#### Data segment ####

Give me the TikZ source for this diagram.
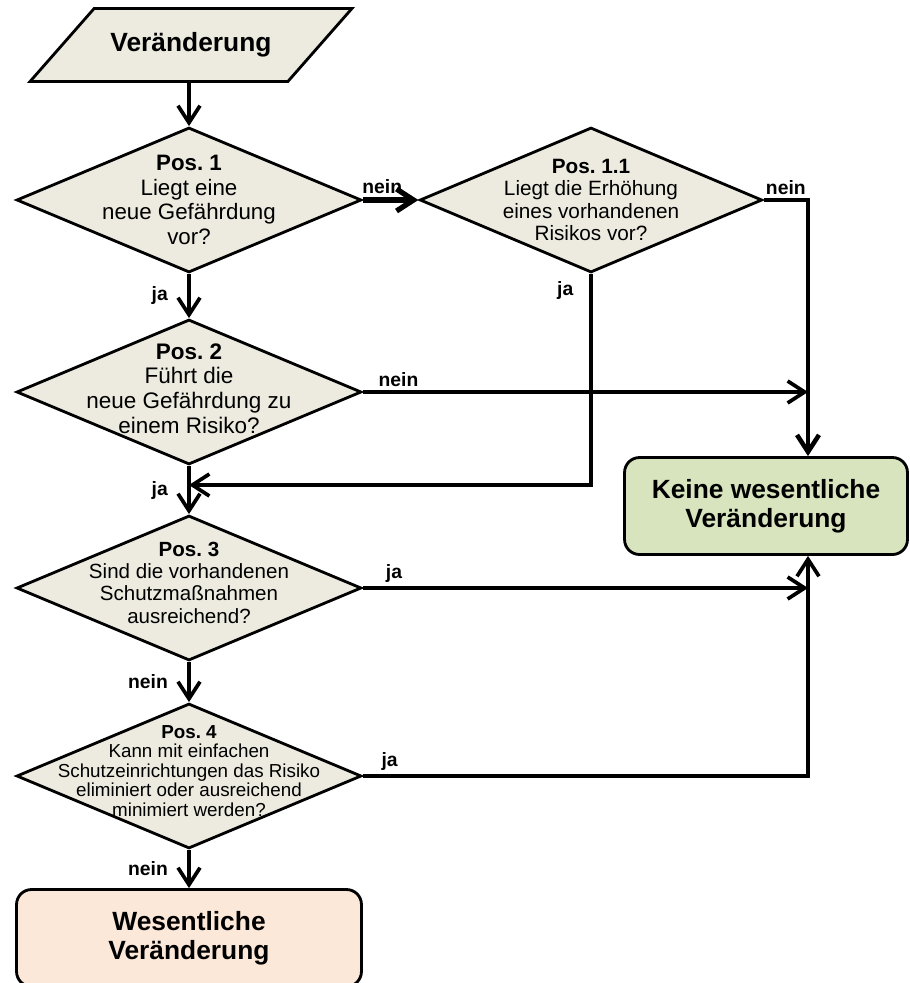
\documentclass[tikz,border=0pt]{standalone}
\usepackage{fontspec}
\setmainfont{Liberation Sans}
\usepackage{xcolor}
\usepackage{tikz}
\usetikzlibrary{shapes.geometric,arrows.meta}

\definecolor{qfill}{RGB}{237,235,224}
\definecolor{okfill}{RGB}{215,228,189}
\definecolor{badfill}{RGB}{252,232,217}

\frenchspacing

\begin{document}
\begin{tikzpicture}[x=0.02cm, y=-0.02cm,
        frame/.style={draw, line width=1.6pt},
        inbox/.style={frame, fill=qfill, trapezium, trapezium left angle=32.5,
            trapezium right angle=147.5, trapezium stretches=true,
            minimum width=6.44cm, minimum height=1.46cm,
            font=\fontsize{15}{16}\selectfont\bfseries},
        query/.style={frame, fill=qfill, diamond, minimum width=6.9cm,
            minimum height=2.9cm, inner sep=0pt},
        qtext/.style={align=center, inner sep=0pt},
        result/.style={frame, rounded corners=0.3cm, minimum height=1.94cm,
            align=center, font=\fontsize{15}{16.5}\selectfont\bfseries},
        flow/.style={line width=2.1pt, -{Straight Barb[length=3.4mm,width=4.4mm]}},
        lbl/.style={font=\fontsize{11}{12}\selectfont\bfseries, inner sep=2pt}]

        \useasboundingbox (0,0) rectangle (909,983);

        \node[inbox] (start) at (191,45) {Veränderung};

        \node[query, label={[qtext, font=\fontsize{12.7}{14}\selectfont]center:{%
            \textbf{Pos. 1}\\Liegt eine\\neue Gefährdung\\vor?}}] (p1) at (189,200) {};
        \node[query, minimum width=6.85cm,
            label={[qtext, font=\fontsize{11.8}{12.6}\selectfont]center:{%
            \textbf{Pos. 1.1}\\Liegt die Erhöhung\\eines vorhandenen\\Risikos vor?}}] (p11) at (591,200) {};
        \node[query, label={[qtext, font=\fontsize{12.8}{14}\selectfont, yshift=2pt]center:{%
            \textbf{Pos. 2}\\Führt die\\neue Gefährdung zu\\einem Risiko?}}] (p2) at (189,392) {};
        \node[query, label={[qtext, font=\fontsize{11.7}{12.6}\selectfont, yshift=3pt]center:{%
            \textbf{Pos. 3}\\Sind die vorhandenen\\Schutzmaßnahmen\\ausreichend?}}] (p3) at (189,588) {};
        \node[query, label={[qtext, font=\fontsize{10.7}{11.1}\selectfont, yshift=3pt]center:{%
            \textbf{Pos. 4}\\Kann mit einfachen\\Schutzeinrichtungen das Risiko\\eliminiert oder ausreichend\\minimiert werden?}}] (p4) at (189,776) {};

        \node[result, fill=okfill, minimum width=5.66cm] (keine) at (766,506)
            {Keine wesentliche\\Veränderung};
        \node[result, fill=badfill, minimum width=6.9cm] (wes) at (189,938)
            {Wesentliche\\Veränderung};

        \coordinate (bus) at (808,200);
        \coordinate (merge) at (189,485);

        % main line
        \draw[flow] (start.south -| p1.north) -- (p1.north);
        \draw[flow] (p1.south) -- node[lbl, left=9pt]{ja} (p2.north);
        \draw[flow] (p2.south) -- node[lbl, left=9pt]{ja} (p3.north);
        \draw[flow] (p3.south) -- node[lbl, left=9pt]{nein} (p4.north);
        \draw[flow] (p4.south) -- node[lbl, left=9pt]{nein} (wes.north);

        % side branches
        \draw[flow, line width=3pt] (p1.east) -- node[lbl, above, pos=0.35]{nein} (p11.west);
        \draw[flow, line width=2.6pt] (p11.east) -- node[lbl, above]{nein} (bus)
            -- (bus |- keine.north);
        \draw[flow] (p11.south) -- node[lbl, left=7pt, pos=0.08]{ja} (p11.south |- merge)
            -- (merge);
        \draw[flow] (p2.east) -- node[lbl, above, pos=0.08]{nein} (p2.east -| bus);
        \draw[flow] (p3.east) -- node[lbl, above, pos=0.07]{ja} (p3.east -| bus);
        \draw[flow] (p4.east) -- node[lbl, above, pos=0.06]{ja} (p4.east -| bus)
            -- (bus |- keine.south);
    \end{tikzpicture}
\end{document}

####

■ **Stated goal**
Output each line exactly; omit every picture.

■ **Finished exercise**
Give me the TikZ source for this diagram.
\documentclass[tikz,border=0pt]{standalone}
\usepackage{fontspec}
\setmainfont{Liberation Sans}
\usepackage{xcolor}
\usepackage{tikz}
\usetikzlibrary{shapes.geometric,arrows.meta}

\definecolor{qfill}{RGB}{237,235,224}
\definecolor{okfill}{RGB}{215,228,189}
\definecolor{badfill}{RGB}{252,232,217}

\frenchspacing

\begin{document}
\begin{tikzpicture}[x=0.02cm, y=-0.02cm,
        frame/.style={draw, line width=1.6pt},
        inbox/.style={frame, fill=qfill, trapezium, trapezium left angle=32.5,
            trapezium right angle=147.5, trapezium stretches=true,
            minimum width=6.44cm, minimum height=1.46cm,
            font=\fontsize{15}{16}\selectfont\bfseries},
        query/.style={frame, fill=qfill, diamond, minimum width=6.9cm,
            minimum height=2.9cm, inner sep=0pt},
        qtext/.style={align=center, inner sep=0pt},
        result/.style={frame, rounded corners=0.3cm, minimum height=1.94cm,
            align=center, font=\fontsize{15}{16.5}\selectfont\bfseries},
        flow/.style={line width=2.1pt, -{Straight Barb[length=3.4mm,width=4.4mm]}},
        lbl/.style={font=\fontsize{11}{12}\selectfont\bfseries, inner sep=2pt}]

        \useasboundingbox (0,0) rectangle (909,983);

        \node[inbox] (start) at (191,45) {Veränderung};

        \node[query, label={[qtext, font=\fontsize{12.7}{14}\selectfont]center:{%
            \textbf{Pos. 1}\\Liegt eine\\neue Gefährdung\\vor?}}] (p1) at (189,200) {};
        \node[query, minimum width=6.85cm,
            label={[qtext, font=\fontsize{11.8}{12.6}\selectfont]center:{%
            \textbf{Pos. 1.1}\\Liegt die Erhöhung\\eines vorhandenen\\Risikos vor?}}] (p11) at (591,200) {};
        \node[query, label={[qtext, font=\fontsize{12.8}{14}\selectfont, yshift=2pt]center:{%
            \textbf{Pos. 2}\\Führt die\\neue Gefährdung zu\\einem Risiko?}}] (p2) at (189,392) {};
        \node[query, label={[qtext, font=\fontsize{11.7}{12.6}\selectfont, yshift=3pt]center:{%
            \textbf{Pos. 3}\\Sind die vorhandenen\\Schutzmaßnahmen\\ausreichend?}}] (p3) at (189,588) {};
        \node[query, label={[qtext, font=\fontsize{10.7}{11.1}\selectfont, yshift=3pt]center:{%
            \textbf{Pos. 4}\\Kann mit einfachen\\Schutzeinrichtungen das Risiko\\eliminiert oder ausreichend\\minimiert werden?}}] (p4) at (189,776) {};

        \node[result, fill=okfill, minimum width=5.66cm] (keine) at (766,506)
            {Keine wesentliche\\Veränderung};
        \node[result, fill=badfill, minimum width=6.9cm] (wes) at (189,938)
            {Wesentliche\\Veränderung};

        \coordinate (bus) at (808,200);
        \coordinate (merge) at (189,485);

        % main line
        \draw[flow] (start.south -| p1.north) -- (p1.north);
        \draw[flow] (p1.south) -- node[lbl, left=9pt]{ja} (p2.north);
        \draw[flow] (p2.south) -- node[lbl, left=9pt]{ja} (p3.north);
        \draw[flow] (p3.south) -- node[lbl, left=9pt]{nein} (p4.north);
        \draw[flow] (p4.south) -- node[lbl, left=9pt]{nein} (wes.north);

        % side branches
        \draw[flow, line width=3pt] (p1.east) -- node[lbl, above, pos=0.35]{nein} (p11.west);
        \draw[flow, line width=2.6pt] (p11.east) -- node[lbl, above]{nein} (bus)
            -- (bus |- keine.north);
        \draw[flow] (p11.south) -- node[lbl, left=7pt, pos=0.08]{ja} (p11.south |- merge)
            -- (merge);
        \draw[flow] (p2.east) -- node[lbl, above, pos=0.08]{nein} (p2.east -| bus);
        \draw[flow] (p3.east) -- node[lbl, above, pos=0.07]{ja} (p3.east -| bus);
        \draw[flow] (p4.east) -- node[lbl, above, pos=0.06]{ja} (p4.east -| bus)
            -- (bus |- keine.south);
    \end{tikzpicture}
\end{document}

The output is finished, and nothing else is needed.